Parallel dazu bemühte man sich um eine Streckenergänzung von Simmern aus nordwärts. Während eine Verbindung nach Kastellaun schon 1901 reali­siert wurde, debattierte man in der Folge, ob das Mosel- oder das Rheintal als Endpunkt dieser Linie bevorzugt werden sollten. Dem um­fang­reichen Engagement der Stadt Boppard war es schließlich zu verdanken, dass man von Kastellaun über Pfalzfeld (Eröffnung am 1. Ok­to­ber 1906) und Buchholz ab dem 3. August 1908 vom Hunsrück zum Rhein reisen konnte. Den Schlusspunkt des Bahnbaus im Hunsrück bildete schließlich die Stichbahn von Simmern nach Gemünden, die kriegsbedingt erst im Jahr 1922 fertiggestellt wurde, der aber mit der Einstellung des Betriebes am 24. September 1963 und dem 1965 folgenden Abbau auch die kürzeste Lebenszeit aller Hunsrückstrecken beschieden war.
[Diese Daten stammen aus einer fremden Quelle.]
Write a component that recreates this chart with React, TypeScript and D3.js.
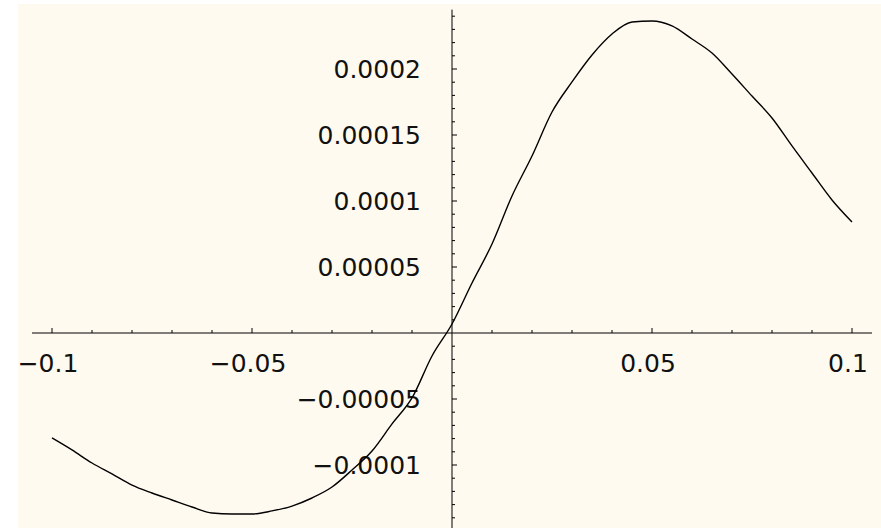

Waren aufgrund der Topographie des Hunsrücks schon diverse Kunstbauten errichtet worden (erinnert sei nur an die beeindruckenden Viadukte von Hoxel und Deuselbach an der Querbahn), so stellte der Höhenunterschied von 328,5 Metern zwischen dem Rheintal und Buchholz eine besondere Herausforderung an die Ingenieure dar. Die direkt nach dem Bahnhof Bop­pard einsetzende Steigung von 1:16,5 (60,6 Promille) zwang bis zum Ende der zwanziger Jahre zum Zahnradbetrieb auf 5,5 Kilometern Länge mit einer Zahnstange des Systems Abt. Außerdem erforderte der Verlauf durch das Mühltal umfangreiche Hangarbeiten, fünf Tunneldurchstiche und mehrere Brückenbauten, deren bekannteste das 130 Meter lange und fast 50 Meter über der Talsohle verlaufende Hubertusviadukt darstellt. Die Fahrt über die Steilstrecke, streng geregelt durch spezielle Vorschriften, stellte von Beginn an ein besonderes Erlebnis für die Reisenden dar. Eine zeit­ge­nössische Schilderung von Oskar Maixner, erstmalig veröffentlicht in der Ausgabe Nr. 3 der Heimatschrift „Rund um Boppard“, lässt diese Eindrücke nachempfinden:

„Die Betriebsmittel dieser Bahn waren – wie damals überall auf Ne­ben­bahnen – bescheiden. Es gab Personenwagen älterer Bauart mit Plattformen, an denen die Bremsen besonders verstärkt waren. Der Pack­wavgen ent­hielt ein Abteil für die Post. Die Züge bestanden zur Zeit unserer Beobachtungen (1917 – 1927) meistens aus einem Pack- und einem Postwagen, drei Personenzugwagen und einem Güterwagen. Es kamen aber auch selbstständige Güterzugfahrten vor, da sich in Buchholz und Umgebung Handwerks- und kleinere Industriebetriebe angesiedelt hatten. Befördert wurden die Züge von der preußischen T 26 (C1’n4v-Zahnradtenderlok), unter denen sich auch eine Jubiläumslok von Borsig, Berlin-Tegel, von der Eisenbahndirektion Mainz, befand, und zwar Nummer 9005, E.D. Mainz, F.-Nr. 8000/1911, später 97 014). Waren die Züge zeitweilig schwerer als 4 – 5 Wagen, so wurde die ›arme T 26‹ bis weit hinter die Ausfahrt des Bahnhofs Boppard auf die Zahnstange geschoben. Schiebemaschinen waren preußische T 13 (Dn2-Güterzugtenderlok, spätere Reihe 925) von den Betriebswerken Koblenz-Mosel Gbf, bzw. Boppard.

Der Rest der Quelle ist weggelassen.